Fish, with Starship. It does everything I need it to, completely unmodified. In comparison, zsh barely reached feature parity with a dozen plugins, and I just don’t want to spend my time on that
I love fish.
Sometimes I wonder why people think using the terminal is so hard, then every once in a while when I’m not on my home PC and have to use Bash I get reminded of why
I’ve been meaning to try zsh since it can supposedly do everything fish can while still being posix compliant, but I’ve never felt the need to not be using fish so I just never got around to it
I’ve been using zsh with oh-my-zsh for almost a decade, but sounds like I might want to try Fish + Starship.

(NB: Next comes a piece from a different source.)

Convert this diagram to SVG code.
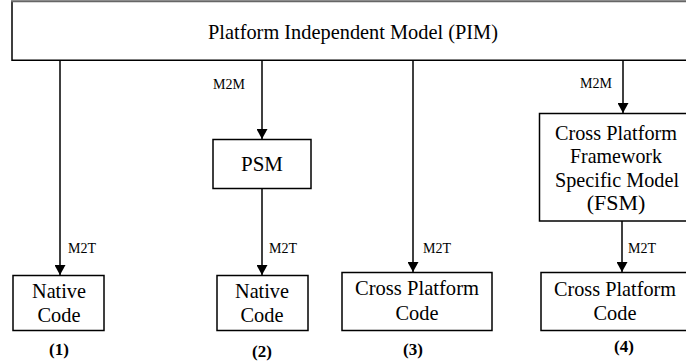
<svg xmlns="http://www.w3.org/2000/svg" width="686" height="364" viewBox="0 0 686 364">
<style>
.box{fill:#fff;stroke:#000;stroke-width:1.5}
.t{font-family:'Liberation Serif','Times New Roman','DejaVu Serif',serif;font-size:22px;fill:#000;text-anchor:middle}
.lbl{font-family:'Liberation Serif','Times New Roman','DejaVu Serif',serif;font-size:14px;fill:#000}
.num{font-family:'Liberation Serif','Times New Roman','DejaVu Serif',serif;font-size:17px;font-weight:bold;fill:#000;text-anchor:middle}
.ln{stroke:#000;stroke-width:1.5;fill:none}
</style>
<defs>
<marker id="ah" viewBox="0 0 10 10" refX="10" refY="5" markerWidth="10" markerHeight="11" markerUnits="userSpaceOnUse" orient="auto" preserveAspectRatio="none">
<path d="M0,0 L10,5 L0,10 Z" fill="#000"/>
</marker>
</defs>
<g id="pim">
<rect x="12" y="1.2" width="690" height="59" fill="#fff"/>
<path class="ln" d="M12,1.2 V60.2 H702"/>
<line x1="11" y1="1.2" x2="702" y2="1.2" stroke="#666" stroke-width="2"/>
<text class="t" x="353" y="39" textLength="290" lengthAdjust="spacingAndGlyphs">Platform Independent Model (PIM)</text>
</g>
<g id="psm">
<rect class="box" x="213" y="139.5" width="98" height="49"/>
<text class="t" x="262" y="171" textLength="42" lengthAdjust="spacingAndGlyphs">PSM</text>
</g>
<g id="fsm">
<rect class="box" x="539.5" y="113.5" width="160" height="107.5"/>
<text class="t" x="616" y="139.5" textLength="122" lengthAdjust="spacingAndGlyphs">Cross Platform</text>
<text class="t" x="616" y="163" textLength="92" lengthAdjust="spacingAndGlyphs">Framework</text>
<text class="t" x="617" y="186.5" textLength="124" lengthAdjust="spacingAndGlyphs">Specific Model</text>
<text class="t" x="616" y="210">(FSM)</text>
</g>
<g id="native1">
<rect class="box" x="13" y="275.5" width="91" height="55"/>
<text class="t" x="59" y="298" textLength="54" lengthAdjust="spacingAndGlyphs">Native</text>
<text class="t" x="59" y="322" textLength="43" lengthAdjust="spacingAndGlyphs">Code</text>
</g>
<g id="native2">
<rect class="box" x="217" y="275.5" width="91" height="55"/>
<text class="t" x="262" y="298" textLength="54" lengthAdjust="spacingAndGlyphs">Native</text>
<text class="t" x="262" y="322" textLength="43" lengthAdjust="spacingAndGlyphs">Code</text>
</g>
<g id="cross3">
<rect class="box" x="342" y="272.5" width="150" height="58"/>
<text class="t" x="417" y="295" textLength="124" lengthAdjust="spacingAndGlyphs">Cross Platform</text>
<text class="t" x="417" y="320" textLength="43" lengthAdjust="spacingAndGlyphs">Code</text>
</g>
<g id="cross4">
<rect class="box" x="541" y="272.5" width="160" height="58"/>
<text class="t" x="615" y="296" textLength="122" lengthAdjust="spacingAndGlyphs">Cross Platform</text>
<text class="t" x="615" y="320" textLength="43" lengthAdjust="spacingAndGlyphs">Code</text>
</g>
<g id="connectors">
<line class="ln" x1="60" y1="60" x2="60" y2="275" marker-end="url(#ah)"/>
<line class="ln" x1="262" y1="60" x2="262" y2="139" marker-end="url(#ah)"/>
<line class="ln" x1="262" y1="188.5" x2="262" y2="275" marker-end="url(#ah)"/>
<line class="ln" x1="413" y1="60" x2="413" y2="272" marker-end="url(#ah)"/>
<line class="ln" x1="623" y1="60" x2="623" y2="113" marker-end="url(#ah)"/>
<line class="ln" x1="622" y1="221" x2="622" y2="272" marker-end="url(#ah)"/>
<text class="lbl" x="213" y="89">M2M</text>
<text class="lbl" x="580" y="88">M2M</text>
<text class="lbl" x="68" y="253">M2T</text>
<text class="lbl" x="269" y="253">M2T</text>
<text class="lbl" x="423" y="253">M2T</text>
<text class="lbl" x="628" y="253">M2T</text>
</g>
<g id="numbers">
<text class="num" x="59" y="355">(1)</text>
<text class="num" x="262" y="357">(2)</text>
<text class="num" x="413" y="355">(3)</text>
<text class="num" x="624" y="352">(4)</text>
</g>
</svg>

I use Zsh with the Oh My Zsh! framework, and I use a different theme depending on which subuserland I’m in, by customising ~/.zshrc
. For example, I use the gentoo theme on Debian and its derivatives, agnoster on NixOS, darkblood on Arch, strug for Mageia, apple on my macOS device, aussiegeek on FreeBSD, and gallifrey on OpenBSD. Different themes helps me remember which package manager to use and which distro-specific commands will work.
I’ll send some screenshots in a bit, when I boot up my PC.
I like Zsh because of its tab completion and command history. I also quite like its plugins.
Before anyone asks, I have tried Fish before, and I prefer Zsh. I have tried configuring Bash before, and I prefer Zsh. I have played with Ksh and Tcsh on BSD, and I prefer Zsh. I used PowerShell a long time ago, and I prefer Zsh.
I use fish + tide
I tried zsh+p10k before fish+tide, but zsh felt annoying in subtle ways that weren’t fixable with (existing) plugins, so I switched back to fish, but installed tide to mimic my previous p10k theme.